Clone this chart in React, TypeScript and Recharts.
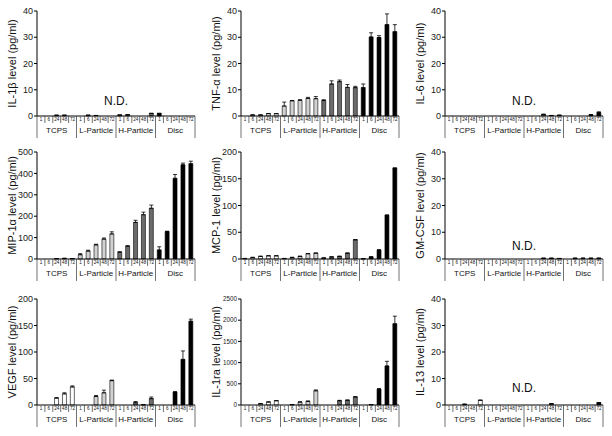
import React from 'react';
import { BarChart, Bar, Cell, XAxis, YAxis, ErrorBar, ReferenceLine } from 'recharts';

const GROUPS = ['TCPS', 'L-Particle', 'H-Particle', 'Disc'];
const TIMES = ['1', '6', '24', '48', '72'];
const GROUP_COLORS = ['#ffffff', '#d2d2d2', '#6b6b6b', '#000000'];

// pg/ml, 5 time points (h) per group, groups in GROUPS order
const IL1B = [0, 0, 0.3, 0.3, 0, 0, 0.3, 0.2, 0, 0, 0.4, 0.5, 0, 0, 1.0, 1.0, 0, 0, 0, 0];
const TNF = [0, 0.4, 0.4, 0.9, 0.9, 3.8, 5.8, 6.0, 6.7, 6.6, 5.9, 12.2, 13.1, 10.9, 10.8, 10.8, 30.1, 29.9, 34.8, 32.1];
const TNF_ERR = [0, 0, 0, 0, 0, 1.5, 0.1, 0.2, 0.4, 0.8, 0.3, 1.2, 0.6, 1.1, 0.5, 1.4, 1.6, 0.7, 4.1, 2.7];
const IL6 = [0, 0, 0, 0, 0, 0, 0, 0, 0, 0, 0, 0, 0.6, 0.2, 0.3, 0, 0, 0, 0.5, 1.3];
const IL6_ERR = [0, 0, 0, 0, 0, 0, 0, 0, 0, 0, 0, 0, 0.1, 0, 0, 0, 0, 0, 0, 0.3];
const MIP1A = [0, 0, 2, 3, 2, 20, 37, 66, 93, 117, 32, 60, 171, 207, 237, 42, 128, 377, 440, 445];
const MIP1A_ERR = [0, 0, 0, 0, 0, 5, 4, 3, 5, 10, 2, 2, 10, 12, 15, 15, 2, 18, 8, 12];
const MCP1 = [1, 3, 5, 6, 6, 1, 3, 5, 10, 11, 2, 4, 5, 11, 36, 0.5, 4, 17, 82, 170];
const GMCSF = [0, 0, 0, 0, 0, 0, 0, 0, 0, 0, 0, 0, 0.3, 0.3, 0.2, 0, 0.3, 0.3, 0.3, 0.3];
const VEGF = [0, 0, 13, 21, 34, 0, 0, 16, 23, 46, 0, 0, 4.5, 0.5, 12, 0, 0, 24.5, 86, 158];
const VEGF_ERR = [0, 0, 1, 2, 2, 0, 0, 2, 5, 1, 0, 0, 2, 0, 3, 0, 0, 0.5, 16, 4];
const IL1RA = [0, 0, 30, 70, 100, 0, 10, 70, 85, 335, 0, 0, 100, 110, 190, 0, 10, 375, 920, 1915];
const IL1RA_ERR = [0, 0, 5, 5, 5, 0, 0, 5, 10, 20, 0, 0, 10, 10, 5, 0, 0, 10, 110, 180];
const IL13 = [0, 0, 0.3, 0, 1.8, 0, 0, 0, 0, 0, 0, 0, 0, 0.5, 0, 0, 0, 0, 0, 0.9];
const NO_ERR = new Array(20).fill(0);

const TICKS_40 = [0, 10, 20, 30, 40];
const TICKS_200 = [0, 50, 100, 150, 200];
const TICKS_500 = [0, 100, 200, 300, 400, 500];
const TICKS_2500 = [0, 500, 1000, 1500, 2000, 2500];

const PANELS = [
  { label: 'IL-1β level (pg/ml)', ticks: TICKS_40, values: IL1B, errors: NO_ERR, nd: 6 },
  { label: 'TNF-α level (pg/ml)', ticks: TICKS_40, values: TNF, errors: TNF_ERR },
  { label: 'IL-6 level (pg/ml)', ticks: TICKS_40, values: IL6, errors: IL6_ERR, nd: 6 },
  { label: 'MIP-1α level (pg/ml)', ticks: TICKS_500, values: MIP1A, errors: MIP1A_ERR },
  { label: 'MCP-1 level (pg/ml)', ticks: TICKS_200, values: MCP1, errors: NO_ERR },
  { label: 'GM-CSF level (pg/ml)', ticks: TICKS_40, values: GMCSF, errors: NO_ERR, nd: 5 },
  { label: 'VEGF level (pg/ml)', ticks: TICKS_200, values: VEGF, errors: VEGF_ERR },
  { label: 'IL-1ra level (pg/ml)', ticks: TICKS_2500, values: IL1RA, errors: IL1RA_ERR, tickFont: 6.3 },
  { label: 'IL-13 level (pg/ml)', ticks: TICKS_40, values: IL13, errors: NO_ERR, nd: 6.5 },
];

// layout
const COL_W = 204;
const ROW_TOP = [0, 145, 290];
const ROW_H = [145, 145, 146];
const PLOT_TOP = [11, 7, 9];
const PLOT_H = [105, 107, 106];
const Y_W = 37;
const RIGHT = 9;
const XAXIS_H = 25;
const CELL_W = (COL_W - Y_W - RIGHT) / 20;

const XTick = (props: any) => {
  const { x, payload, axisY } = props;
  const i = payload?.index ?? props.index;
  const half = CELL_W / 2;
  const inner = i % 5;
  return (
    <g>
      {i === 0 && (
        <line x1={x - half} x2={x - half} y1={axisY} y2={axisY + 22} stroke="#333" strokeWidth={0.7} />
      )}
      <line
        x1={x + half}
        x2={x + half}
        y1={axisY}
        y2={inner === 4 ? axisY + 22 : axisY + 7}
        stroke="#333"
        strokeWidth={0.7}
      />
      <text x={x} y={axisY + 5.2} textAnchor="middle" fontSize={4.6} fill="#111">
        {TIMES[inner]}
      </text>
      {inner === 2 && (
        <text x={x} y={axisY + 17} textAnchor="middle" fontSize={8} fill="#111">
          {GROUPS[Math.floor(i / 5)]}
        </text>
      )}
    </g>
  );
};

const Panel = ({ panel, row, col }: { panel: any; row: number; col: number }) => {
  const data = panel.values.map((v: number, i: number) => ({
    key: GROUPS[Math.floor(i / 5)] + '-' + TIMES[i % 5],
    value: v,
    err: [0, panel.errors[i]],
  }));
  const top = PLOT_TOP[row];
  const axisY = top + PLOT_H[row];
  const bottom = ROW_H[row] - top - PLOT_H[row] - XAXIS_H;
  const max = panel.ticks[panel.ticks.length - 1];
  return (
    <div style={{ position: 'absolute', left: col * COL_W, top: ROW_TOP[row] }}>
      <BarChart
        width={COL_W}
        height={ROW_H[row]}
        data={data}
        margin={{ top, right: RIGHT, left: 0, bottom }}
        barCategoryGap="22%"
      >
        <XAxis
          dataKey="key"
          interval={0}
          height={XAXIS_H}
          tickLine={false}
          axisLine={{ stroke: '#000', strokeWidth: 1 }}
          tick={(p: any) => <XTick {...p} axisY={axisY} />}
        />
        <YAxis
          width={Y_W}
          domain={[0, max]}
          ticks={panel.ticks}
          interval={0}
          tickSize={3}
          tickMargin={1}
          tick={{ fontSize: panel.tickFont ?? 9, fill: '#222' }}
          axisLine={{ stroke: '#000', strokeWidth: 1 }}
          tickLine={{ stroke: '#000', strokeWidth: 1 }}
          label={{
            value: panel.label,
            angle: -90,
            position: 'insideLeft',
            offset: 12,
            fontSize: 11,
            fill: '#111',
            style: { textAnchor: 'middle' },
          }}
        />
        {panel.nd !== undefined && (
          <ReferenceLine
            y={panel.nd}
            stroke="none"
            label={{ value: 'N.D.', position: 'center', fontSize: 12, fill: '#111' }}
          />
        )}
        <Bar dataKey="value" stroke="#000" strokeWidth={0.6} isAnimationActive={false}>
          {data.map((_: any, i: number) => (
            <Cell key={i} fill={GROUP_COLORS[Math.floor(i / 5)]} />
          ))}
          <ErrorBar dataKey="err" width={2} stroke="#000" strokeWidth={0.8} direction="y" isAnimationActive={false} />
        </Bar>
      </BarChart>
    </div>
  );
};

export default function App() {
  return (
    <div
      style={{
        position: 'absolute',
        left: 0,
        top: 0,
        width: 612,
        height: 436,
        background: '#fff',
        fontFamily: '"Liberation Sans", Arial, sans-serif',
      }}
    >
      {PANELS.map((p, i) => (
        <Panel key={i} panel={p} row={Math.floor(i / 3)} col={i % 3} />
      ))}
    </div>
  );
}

Task objective –
Only the lines from the top of the data through the line with "['#ffffff', '#d2d2d2', '#6b6b6b', '#000000'];" should be quoted, exactly and with both ends kept; skip the pictures.

Final result –
Clone this chart in React, TypeScript and Recharts.
import React from 'react';
import { BarChart, Bar, Cell, XAxis, YAxis, ErrorBar, ReferenceLine } from 'recharts';

const GROUPS = ['TCPS', 'L-Particle', 'H-Particle', 'Disc'];
const TIMES = ['1', '6', '24', '48', '72'];
const GROUP_COLORS = ['#ffffff', '#d2d2d2', '#6b6b6b', '#000000'];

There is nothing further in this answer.